Bates-Diop's response on Dec. 9 when asked about being pulled in the opening minutes:
"I wasn't playing well in the first three or four minutes, and (Holtmann) treats us all equally so he pulled me. Then I got back in there and picked it up," Bates-Diop said. "It helped just to kind of reset my mind. I obviously wasn't ready to play in the first few minutes, so taking me out helped me reset my mind and then I was ready to play."
"I think we realized in that moment that this guy is going to be good," Holtmann said Monday, reflecting on that moment against William & Mary. "We realized it long before that, but it validated in our minds that he was all about the right stuff. You can't be a really good player and resist coaching. He craved coaching. It's why I think he is going to be a really good pro."
Bates-Diop said Monday that he didn't really begin thinking about the possibility of the NBA until late in the Big Ten season, when his name started to litter mock drafts. It was also around that time that his numbers began to dip slightly, as he struggled with his shot in games against Penn State, Michigan and Rutgers down the stretch.
Holtmann said it was around that same time that he decided to talk to his star player about managing his own expectations and reinvesting in the team around him for the stretch run.
"I think the last month of the season I had a conversation with Keita, when I felt he was worn down physically and I also thought maybe the weight of his decision was wearing on him a little bit," Holtmann said. "I grabbed him and just said, 'Hey, here is my reminder to just be you and to lose yourself in the team as much as possible. You will feel a lot of freedom when that happens.' I did feel it was all kind of coming together and putting a lot of stress on him. He responded really well to that."
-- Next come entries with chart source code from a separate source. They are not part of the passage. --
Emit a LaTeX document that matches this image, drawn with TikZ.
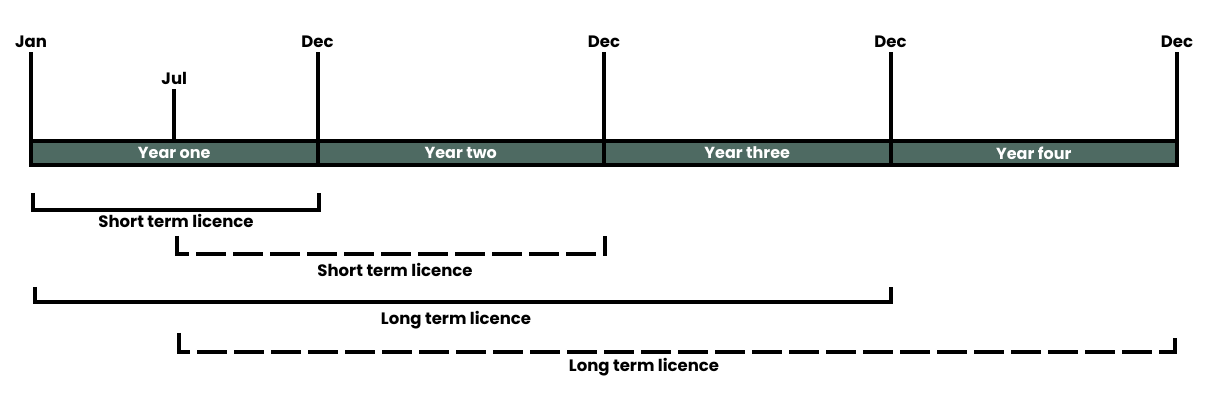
\documentclass[tikz,border=0pt]{standalone}
\usepackage{fontspec}
\setmainfont{Poppins}
\usetikzlibrary{positioning}
\definecolor{barfill}{HTML}{4E6A62}

\tikzset{
    year/.style={draw, line width=4pt, fill=barfill, text=white, font=\bfseries\fontsize{16}{18}\selectfont,
                 minimum width=286.5pt, minimum height=24pt, inner sep=0pt, outer sep=0pt},
    tick/.style={line width=4pt},
    month/.style={font=\bfseries\fontsize{16.5}{18}\selectfont, inner sep=0pt},
    bracket/.style={line width=4pt},
    dashbracket/.style={line width=4pt, dash pattern=on 30pt off 7pt},
    lic/.style={font=\bfseries\fontsize{16.5}{18}\selectfont, inner sep=1pt}
}

\begin{document}
\begin{tikzpicture}[x=1pt, y=1pt]
    \useasboundingbox (0,0) rectangle (1212,403);

    % the four years
    \node[year] (y1) at (174.25,250) {Year one};
    \node[year] (y2) [right=0pt of y1] {Year two};
    \node[year] (y3) [right=0pt of y2] {Year three};
    \node[year] (y4) [right=0pt of y3] {Year four};

    % month marks
    \draw[tick] (y1.north west) -- ++(0,89) coordinate (t0);
    \draw[tick] (y1.north east) -- ++(0,89) coordinate (t1);
    \draw[tick] (y2.north east) -- ++(0,89) coordinate (t2);
    \draw[tick] (y3.north east) -- ++(0,89) coordinate (t3);
    \draw[tick] (y4.north east) -- ++(0,89) coordinate (t4);
    \draw[tick] (y1.north) -- ++(0,52) coordinate (tj);

    \node[month] (jan) [above=4pt of t0] {Jan};
    \node[month] (dec1) [above=4pt of t1] {Dec};
    \node[month] (dec2) [above=4pt of t2] {Dec};
    \node[month] (dec3) [above=4pt of t3] {Dec};
    \node[month] (dec4) [above=4pt of t4] {Dec};
    \node[month] (jul) [above=4pt of tj] {Jul};

    % licence periods
    \coordinate (s1l) at (33,210);   \coordinate (s1r) at (319,193);
    \coordinate (s2l) at (177,167);  \coordinate (s2r) at (605,149);
    \coordinate (l1l) at (35,116);   \coordinate (l1r) at (891,101);
    \coordinate (l2l) at (179,70);   \coordinate (l2r) at (1175,51);

    \draw[bracket] (s1l) |- (s1r) -- (s1r |- s1l);
    \draw[dashbracket] (s2l) |- (s2r) -- (s2r |- s2l);
    \draw[bracket] (l1l) |- (l1r) -- (l1r |- l1l);
    \draw[dashbracket] (l2l) |- (l2r) -- (l2r |- l2l);

    \node[lic] (s1) at (176,182) {Short term licence};
    \node[lic] (s2) at (395,133) {Short term licence};
    \node[lic] (l1) at (456,83) {Long term licence};
    \node[lic] (l2) at (644,36) {Long term licence};
\end{tikzpicture}
\end{document}
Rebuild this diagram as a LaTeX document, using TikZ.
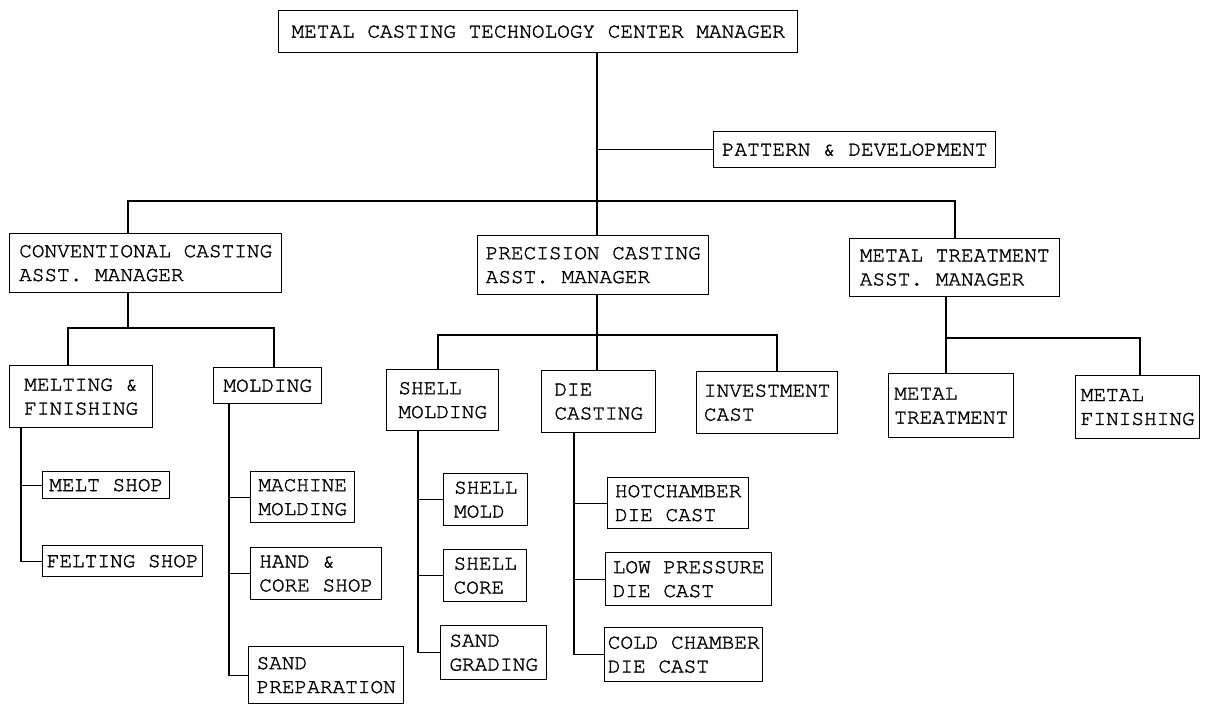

In his final four games as a Buckeye, Bates-Diop averaged 25.3 points and 8.5 rebounds per game, leading Ohio State to its first NCAA Tournament win in three years and a near-comeback win over Gonzaga in the second round.
Bates-Diop suffered through a tough first three years in Columbus – a pair of seasons without an NCAA Tournament bid and an injury that sidelined him for all but nine games in 2016-17 – but his final season sent him out on a high note.
After all he went through, Bates-Diop said he is confident he made the right decision to play his college basketball at Ohio State and to now take the next step in his basketball career.
"The last couple of years had been down for Ohio State basketball. To do what we did, and what I did individually, to leave on that note is a bittersweet feeling but it's probably the best way to go," he said. "It was the best decision I made, to come here. I wouldn't change it for anything."